The biggest pitfall of all these changes has been the explosion in the review queue that I must tend with daily, it has started to back up on me as I am in the middle of moving from Michigan to Montreal but as soon as I am done with my move in a couple of weeks, I plan to get that queue under control and work on some more back end scripts to help streamline its processing slightly.

Well that’s it for now, keep an eye out for details to come on the dailythreats.com site, its going to be exciting 🙂

Understanding Signatures

The signature naming scheme for LMD is a little confusing and something I’ve received more than a few questions about, more so about what the *.unclassed signatures mean. The naming scheme (to me) is straight forward and breaks down as follows:

{SIG_FORMAT}lang/vector.type.name.ID#

The ‘SIG_FORMAT’ is either HEX or MD5 reflecting the internal format of the signature, the ‘lang/vector’ is the language or attack vector of the malware, ‘type’ is a short descriptive field for what the malware does (i.e: ircbot, mailer, injection etc…), ‘name’ is a short descriptive name unique to the piece of malware and ‘ID#’ is the internal signature ID number.

What some people appear confused about is signatures such as ‘{HEX}base64.inject.unclassed.7’ that use the term “unclassed” for the name field.

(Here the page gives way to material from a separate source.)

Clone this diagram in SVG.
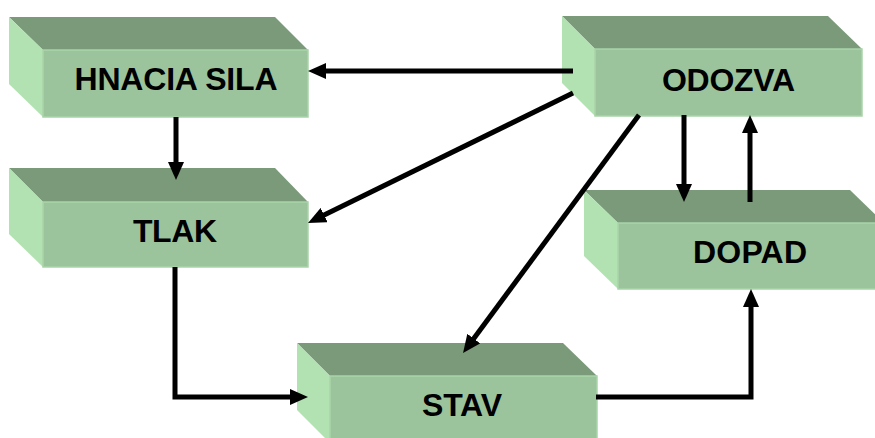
<svg xmlns="http://www.w3.org/2000/svg" width="875" height="438" viewBox="0 0 875 438">
<defs>
<style>
.top{fill:#7a9a7a;}
.side{fill:#b2e2b2;}
.front{fill:#9cc49c;stroke:#a9d4a9;stroke-width:1.5;}
.lbl{font-family:"Liberation Sans",Arial,sans-serif;font-weight:bold;font-size:32px;fill:#000;text-anchor:middle;}
.arr{fill:none;stroke:#000;stroke-width:5;marker-end:url(#ah);}
</style>
<marker id="ah" viewBox="0 0 18 16" refX="8" refY="8" markerWidth="18" markerHeight="16" markerUnits="userSpaceOnUse" orient="auto">
<path d="M0,0 L18,8 L0,16 z" fill="#000"/>
</marker>
</defs>
<rect width="875" height="438" fill="#fff"/>
<g id="hnacia-sila">
<polygon class="top" points="9,17 275,17 308,50 43,50"/>
<polygon class="side" points="9,17 43,50 43,117 9,84"/>
<rect class="front" x="43" y="50" width="265" height="67"/>
<text class="lbl" x="176" y="90" textLength="203" lengthAdjust="spacing">HNACIA SILA</text>
</g>
<g id="odozva">
<polygon class="top" points="562,16 828,16 862,49 595,49"/>
<polygon class="side" points="562,16 595,49 595,116 562,83"/>
<rect class="front" x="595" y="49" width="267" height="67"/>
<text class="lbl" x="728.5" y="91" textLength="133" lengthAdjust="spacing">ODOZVA</text>
</g>
<g id="tlak">
<polygon class="top" points="9,168 275,168 308,202 43,202"/>
<polygon class="side" points="9,168 43,202 43,267 9,234"/>
<rect class="front" x="43" y="202" width="265" height="65"/>
<text class="lbl" x="175" y="242" textLength="84" lengthAdjust="spacing">TLAK</text>
</g>
<g id="dopad">
<polygon class="top" points="584,190 850,190 884,223 618,223"/>
<polygon class="side" points="584,190 618,223 618,289 584,256"/>
<rect class="front" x="618" y="223" width="266" height="66"/>
<text class="lbl" x="750" y="263" textLength="114" lengthAdjust="spacing">DOPAD</text>
</g>
<g id="stav">
<polygon class="top" points="297,343 563,343 597,376 330,376"/>
<polygon class="side" points="297,343 330,376 330,443 297,410"/>
<rect class="front" x="330" y="376" width="267" height="67"/>
<text class="lbl" x="462" y="416" textLength="80" lengthAdjust="spacing">STAV</text>
</g>
<g id="connectors">
<line class="arr" x1="573" y1="71" x2="318" y2="71"/>
<line class="arr" x1="573" y1="93" x2="317" y2="218.6"/>
<line class="arr" x1="639" y1="115" x2="469" y2="345"/>
<line class="arr" x1="684" y1="115" x2="684" y2="192"/>
<line class="arr" x1="750" y1="202" x2="750" y2="125"/>
<line class="arr" x1="176" y1="117" x2="176" y2="170"/>
<polyline class="arr" points="175,267 175,397 298,397"/>
<polyline class="arr" points="596,397 751,397 751,299"/>
</g>
</svg>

Essentially, signatures that are unclassed represent a group of malware that is not necessarily unique from each other but that follows the same attack vector, such as base64 encoded scripts; there are hundreds of these scripts and in encoded form it doesn’t really matter what they do, we are detecting the encoded format not the decoded, so they get lumped together. In other instances, I will throw some malware into an unclassed group when it is very new and I have not had time yet for processing it into its own classification, for example the web.malware.unclassed is a dumping ground for allot of malware that is newly submitted, which I have reviewed and confirmed IS MALWARE but have not yet classified it or determined if it is a variant of an existing malware classification.

It needs to be understood that the processing of malware is mostly a manual task, though there are some elements of it that are automated, the actual review of each malware file is done by hand to remove the chance of false positives — keeping LMD accurate and reliable. As such, not all malware makes it into a classification group right away, the important part is that malware is reviewed, verified and signatures generated for it in a timely fashion. I process malware daily from the network edge IPS system at work, from user submitted files and from various malware news groups / web sites and the priority is getting the signatures up for in the wild threats. The signature name/classification serves informative purposes, yes it is important but not as important as the actual verification and signature generation.